The historical case for optimism
In this book, we are unapologetically optimistic about technology. We are optimistic not because we are optimists by nature (we are), but because no objective view of technology could ever be anything less than optimistic.
Undoubtedly, some people look at the marvels of technology and see only disaster looming. Many of us are predisposed to pay more attention to bad news than to good. If evolution has taught us one thing well, it is that survival depends on being cautious. So in our minds, dangers often register much more vividly than benefits.
But history has not been kind to pessimists. There have been a large number of them over the years, because it isn’t hard to earn fame and fortune by peddling a compellingly pessimistic view. But none of these pessimists has ever been right, or even close to right. Neither Thomas Robert Malthus nor Paul Ehrlich, each of whom predicted world starvation. Not Karl Marx, who predicted world revolution. Try to think of a single novelist, philosopher or futurist whose dystopian predictions about the future have actually come true, or even come close to coming true. There aren’t any.
No objective view of technology could be anything less than optimistic about human evolution.

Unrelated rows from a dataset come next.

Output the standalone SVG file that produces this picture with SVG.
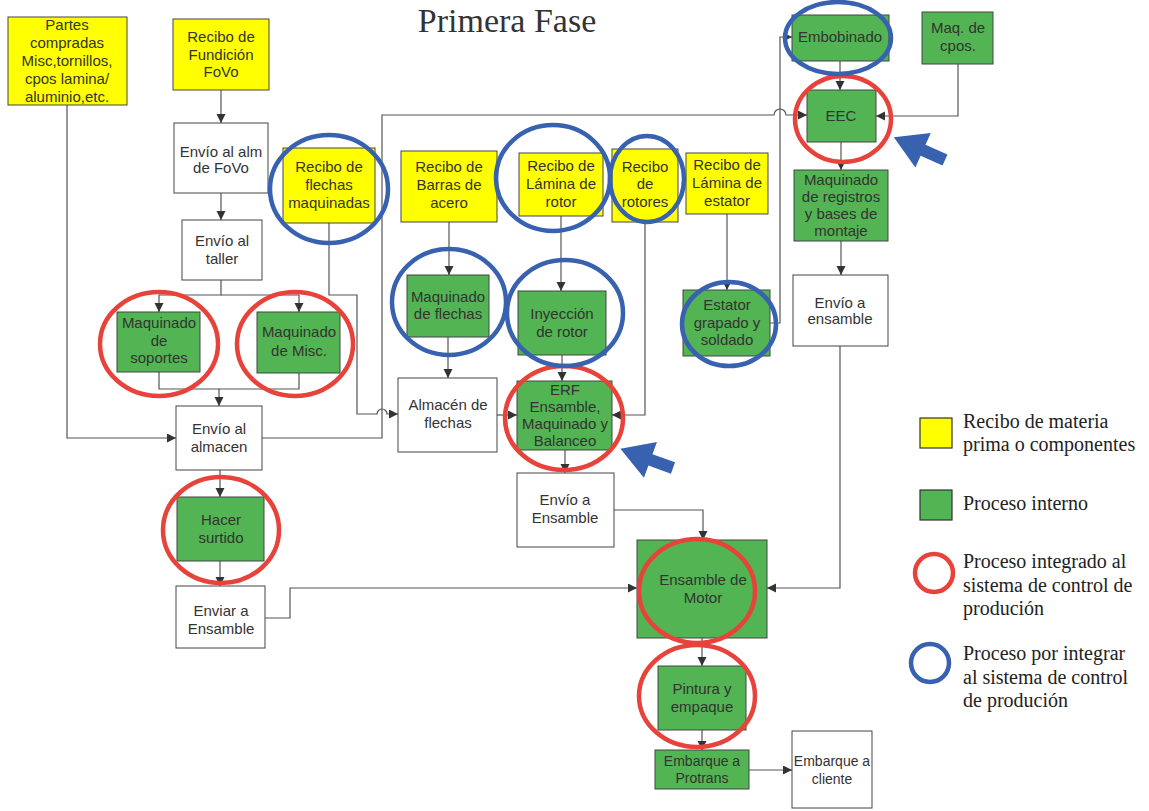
<svg xmlns="http://www.w3.org/2000/svg" width="1149" height="811" viewBox="0 0 1149 811">
<style>
.n{stroke:#444;stroke-width:1}
.y{fill:#ffff00}
.g{fill:#52b452}
.w{fill:#ffffff}
.t{font-family:"Liberation Sans",Arial,sans-serif;font-size:15px;fill:#333;text-anchor:middle}
.s{font-size:14px}
.c{fill:none;stroke:#555;stroke-width:1.2}
.red{fill:none;stroke:#e8433b;stroke-width:4.5}
.blu{fill:none;stroke:#3862b0;stroke-width:4.5}
.lg{font-family:"Liberation Serif","Times New Roman",serif;font-size:20px;fill:#222}
</style>
<defs>
<marker id="ah" markerUnits="userSpaceOnUse" markerWidth="10" markerHeight="10" refX="9" refY="4.5" orient="auto"><path d="M0,0 L9,4.5 L0,9 z" fill="#333"/></marker>
</defs>
<rect width="1149" height="811" fill="#ffffff"/>
<text x="507" y="32" font-family="Liberation Serif,Times New Roman,serif" font-size="34" fill="#333" text-anchor="middle">Primera Fase</text>

<g id="connectors">
<path class="c" d="M67,105 V438 H176" marker-end="url(#ah)"/>
<path class="c" d="M221,90 V123" marker-end="url(#ah)"/>
<path class="c" d="M221,193 V220" marker-end="url(#ah)"/>
<path class="c" d="M221,280 V295 H159 V312" marker-end="url(#ah)"/>
<path class="c" d="M221,295 H299 V312" marker-end="url(#ah)"/>
<path class="c" d="M159,372 V389 H219 V406" marker-end="url(#ah)"/>
<path class="c" d="M299,373 V389 H219"/>
<path class="c" d="M262,438 H382 V115 H774 a6,6 0 0 1 12,0 H807" marker-end="url(#ah)"/>
<path class="c" d="M329,223 V295 H357 V414 H377 a5,5 0 0 1 10,0 H398" marker-end="url(#ah)"/>
<path class="c" d="M449,222 V275" marker-end="url(#ah)"/>
<path class="c" d="M448,337 V378" marker-end="url(#ah)"/>
<path class="c" d="M497,415 H517" marker-end="url(#ah)"/>
<path class="c" d="M561,216 V291" marker-end="url(#ah)"/>
<path class="c" d="M562,355 V381" marker-end="url(#ah)"/>
<path class="c" d="M645,222 V415 H612" marker-end="url(#ah)"/>
<path class="c" d="M727,214 V290" marker-end="url(#ah)"/>
<path class="c" d="M770,323 H780 V37 H792" marker-end="url(#ah)"/>
<path class="c" d="M840,61 V90" marker-end="url(#ah)"/>
<path class="c" d="M958,64 V116 H876" marker-end="url(#ah)"/>
<path class="c" d="M841,142 V170" marker-end="url(#ah)"/>
<path class="c" d="M841,241 V275" marker-end="url(#ah)"/>
<path class="c" d="M840,346 V588 H767" marker-end="url(#ah)"/>
<path class="c" d="M565,450 V473" marker-end="url(#ah)"/>
<path class="c" d="M614,510 H703 V540" marker-end="url(#ah)"/>
<path class="c" d="M220,470 V497" marker-end="url(#ah)"/>
<path class="c" d="M220,561 V586" marker-end="url(#ah)"/>
<path class="c" d="M265,618 H290 V588 H637" marker-end="url(#ah)"/>
<path class="c" d="M702,638 V666" marker-end="url(#ah)"/>
<path class="c" d="M702,730 V750" marker-end="url(#ah)"/>
<path class="c" d="M749,770 H792" marker-end="url(#ah)"/>
</g>

<g id="partes"><rect class="n y" x="8" y="17" width="119" height="88"/><text class="t"><tspan x="67" y="30">Partes</tspan><tspan x="67" y="48">compradas</tspan><tspan x="67" y="66">Misc,tornillos,</tspan><tspan x="67" y="84">cpos lamina/</tspan><tspan x="67" y="102">aluminio,etc.</tspan></text></g>
<g id="fundicion"><rect class="n y" x="173" y="19" width="96" height="71"/><text class="t"><tspan x="221" y="42">Recibo de</tspan><tspan x="221" y="60">Fundición</tspan><tspan x="221" y="77">FoVo</tspan></text></g>
<g id="envio_alm_fovo"><rect class="n w" x="174" y="123" width="94" height="70"/><text class="t"><tspan x="221" y="157">Envío al alm</tspan><tspan x="221" y="173">de FoVo</tspan></text></g>
<g id="envio_taller"><rect class="n w" x="182" y="220" width="80" height="60"/><text class="t"><tspan x="222" y="246">Envío al</tspan><tspan x="222" y="264">taller</tspan></text></g>
<g id="maq_soportes"><rect class="n g" x="117" y="312" width="83" height="60"/><text class="t"><tspan x="159" y="328">Maquinado</tspan><tspan x="159" y="346">de</tspan><tspan x="159" y="363">soportes</tspan></text></g>
<g id="maq_misc"><rect class="n g" x="257" y="312" width="83" height="61"/><text class="t"><tspan x="299" y="337">Maquinado</tspan><tspan x="299" y="356">de Misc.</tspan></text></g>
<g id="envio_almacen"><rect class="n w" x="176" y="406" width="86" height="64"/><text class="t"><tspan x="219" y="434">Envío al</tspan><tspan x="219" y="452">almacen</tspan></text></g>
<g id="hacer_surtido"><rect class="n g" x="177" y="497" width="87" height="64"/><text class="t"><tspan x="221" y="525">Hacer</tspan><tspan x="221" y="543">surtido</tspan></text></g>
<g id="enviar_ensamble"><rect class="n w" x="176" y="586" width="89" height="62"/><text class="t"><tspan x="221" y="616">Enviar a</tspan><tspan x="221" y="634">Ensamble</tspan></text></g>
<g id="recibo_flechas"><rect class="n y" x="283" y="148" width="92" height="75"/><text class="t"><tspan x="329" y="172">Recibo de</tspan><tspan x="329" y="190">flechas</tspan><tspan x="329" y="208">maquinadas</tspan></text></g>
<g id="recibo_barras"><rect class="n y" x="401" y="151" width="96" height="71"/><text class="t"><tspan x="449" y="172">Recibo de</tspan><tspan x="449" y="190">Barras de</tspan><tspan x="449" y="208">acero</tspan></text></g>
<g id="maq_flechas"><rect class="n g" x="407" y="275" width="82" height="62"/><text class="t"><tspan x="448" y="302">Maquinado</tspan><tspan x="448" y="319">de flechas</tspan></text></g>
<g id="almacen_flechas"><rect class="n w" x="398" y="378" width="99" height="74"/><text class="t"><tspan x="448" y="410">Almacén de</tspan><tspan x="448" y="428">flechas</tspan></text></g>
<g id="recibo_lamina_rotor"><rect class="n y" x="519" y="153" width="84" height="63"/><text class="t"><tspan x="561" y="171">Recibo de</tspan><tspan x="561" y="189">Lámina de</tspan><tspan x="561" y="207">rotor</tspan></text></g>
<g id="inyeccion"><rect class="n g" x="518" y="291" width="88" height="64"/><text class="t"><tspan x="562" y="319">Inyección</tspan><tspan x="562" y="337">de rotor</tspan></text></g>
<g id="erf"><rect class="n g" x="517" y="381" width="95" height="69"/><text class="t"><tspan x="565" y="395">ERF</tspan><tspan x="565" y="412">Ensamble,</tspan><tspan x="565" y="429">Maquinado y</tspan><tspan x="565" y="446">Balanceo</tspan></text></g>
<g id="recibo_rotores"><rect class="n y" x="612" y="149" width="66" height="73"/><text class="t"><tspan x="645" y="172">Recibo</tspan><tspan x="645" y="189">de</tspan><tspan x="645" y="207">rotores</tspan></text></g>
<g id="recibo_estator"><rect class="n y" x="686" y="153" width="82" height="61"/><text class="t"><tspan x="727" y="170">Recibo de</tspan><tspan x="727" y="188">Lámina de</tspan><tspan x="727" y="206">estator</tspan></text></g>
<g id="estator"><rect class="n g" x="683" y="290" width="87" height="66"/><text class="t"><tspan x="727" y="310">Estator</tspan><tspan x="727" y="328">grapado y</tspan><tspan x="727" y="345">soldado</tspan></text></g>
<g id="embobinado"><rect class="n g" x="792" y="15" width="97" height="46"/><text class="t"><tspan x="840" y="42">Embobinado</tspan></text></g>
<g id="maq_cpos"><rect class="n g" x="922" y="12" width="71" height="52"/><text class="t"><tspan x="958" y="33">Maq. de</tspan><tspan x="958" y="51">cpos.</tspan></text></g>
<g id="eec"><rect class="n g" x="807" y="90" width="69" height="52"/><text class="t"><tspan x="841" y="121">EEC</tspan></text></g>
<g id="maq_registros"><rect class="n g" x="794" y="170" width="94" height="71"/><text class="t"><tspan x="841" y="185">Maquinado</tspan><tspan x="841" y="202">de registros</tspan><tspan x="841" y="219">y bases de</tspan><tspan x="841" y="236">montaje</tspan></text></g>
<g id="envio_a_ensamble_der"><rect class="n w" x="793" y="275" width="95" height="71"/><text class="t"><tspan x="840" y="308">Envío  a</tspan><tspan x="840" y="324">ensamble</tspan></text></g>
<g id="envio_a_ensamble_centro"><rect class="n w" x="517" y="473" width="97" height="74"/><text class="t"><tspan x="565" y="505">Envío a</tspan><tspan x="565" y="523">Ensamble</tspan></text></g>
<g id="ensamble_motor"><rect class="n g" x="637" y="540" width="130" height="98"/><text class="t"><tspan x="703" y="585">Ensamble de</tspan><tspan x="703" y="603">Motor</tspan></text></g>
<g id="pintura"><rect class="n g" x="658" y="666" width="88" height="64"/><text class="t"><tspan x="702" y="694">Pintura y</tspan><tspan x="702" y="712">empaque</tspan></text></g>
<g id="embarque_protrans"><rect class="n g" x="655" y="750" width="94" height="39"/><text class="t s"><tspan x="702" y="766">Embarque a</tspan><tspan x="702" y="783">Protrans</tspan></text></g>
<g id="embarque_cliente"><rect class="n w" x="792" y="731" width="80" height="77"/><text class="t s"><tspan x="832" y="766">Embarque a</tspan><tspan x="832" y="784">cliente</tspan></text></g>

<g id="marcas">
<ellipse class="red" cx="159" cy="344" rx="59" ry="52"/>
<ellipse class="red" cx="295" cy="344" rx="58" ry="52"/>
<ellipse class="red" cx="221" cy="530" rx="58" ry="53"/>
<ellipse class="red" cx="564" cy="418" rx="59" ry="52"/>
<ellipse class="red" cx="843" cy="119" rx="48" ry="43"/>
<ellipse class="red" cx="697" cy="591" rx="58" ry="52"/>
<ellipse class="red" cx="697" cy="696" rx="58" ry="51"/>
<ellipse class="blu" cx="329" cy="189" rx="59" ry="54"/>
<ellipse class="blu" cx="449" cy="302" rx="57" ry="53"/>
<ellipse class="blu" cx="553" cy="178" rx="57" ry="53"/>
<ellipse class="blu" cx="647" cy="179" rx="37" ry="43"/>
<ellipse class="blu" cx="565" cy="313" rx="58" ry="53"/>
<ellipse class="blu" cx="729" cy="324" rx="47" ry="42"/>
<ellipse class="blu" cx="838" cy="38" rx="53" ry="36"/>
<polygon fill="#3862b0" transform="translate(945,160) rotate(204)" points="0,-6 24,-6 24,-19 56,0 24,19 24,6 0,6"/>
<polygon fill="#3862b0" transform="translate(673,468) rotate(200)" points="0,-6 24,-6 24,-19 56,0 24,19 24,6 0,6"/>
</g>

<g id="leyenda">
<rect x="920" y="418" width="32" height="30" fill="#ffff00" stroke="#333" stroke-width="1.2"/>
<text class="lg"><tspan x="963" y="428">Recibo de materia</tspan><tspan x="963" y="451">prima o componentes</tspan></text>
<rect x="920" y="490" width="32" height="30" fill="#52b452" stroke="#333" stroke-width="1.2"/>
<text class="lg" x="963" y="510">Proceso interno</text>
<circle cx="934" cy="573" r="19" class="red"/>
<text class="lg"><tspan x="963" y="568">Proceso integrado al</tspan><tspan x="963" y="592">sistema de control de</tspan><tspan x="963" y="615">produción</tspan></text>
<circle cx="930" cy="663" r="19" class="blu"/>
<text class="lg"><tspan x="963" y="660">Proceso por integrar</tspan><tspan x="963" y="684">al sistema de control</tspan><tspan x="963" y="707">de produción</tspan></text>
</g>
</svg>
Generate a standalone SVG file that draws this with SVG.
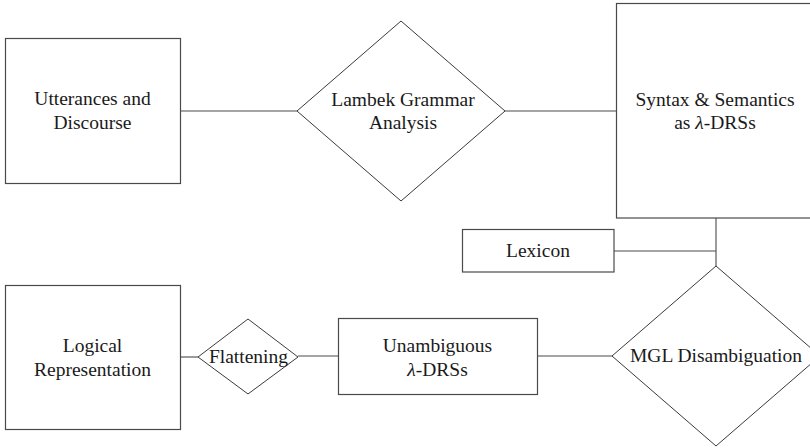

Yes, technology can create problems, but new innovations seem to solve the problems caused by earlier iterations long before they lead to societal disaster, whether these problems arise from a shortage of resources, or a concentration of power and wealth, or environmental destruction.
But while we are optimistic about technology, and properly so, we are not utopians. Human beings will always improve things, solving problems, having new ideas and creating new wealth. For human society there is no such thing as utopia, in the sense of a “perfect” society that can get no better.
Technology may be giving all of us longer, richer and happier lives, but we can do still better. We can do it faster, more efficiently, more conveniently, more equitably. Technological progress has a sunny disposition. It’s time to enjoy it.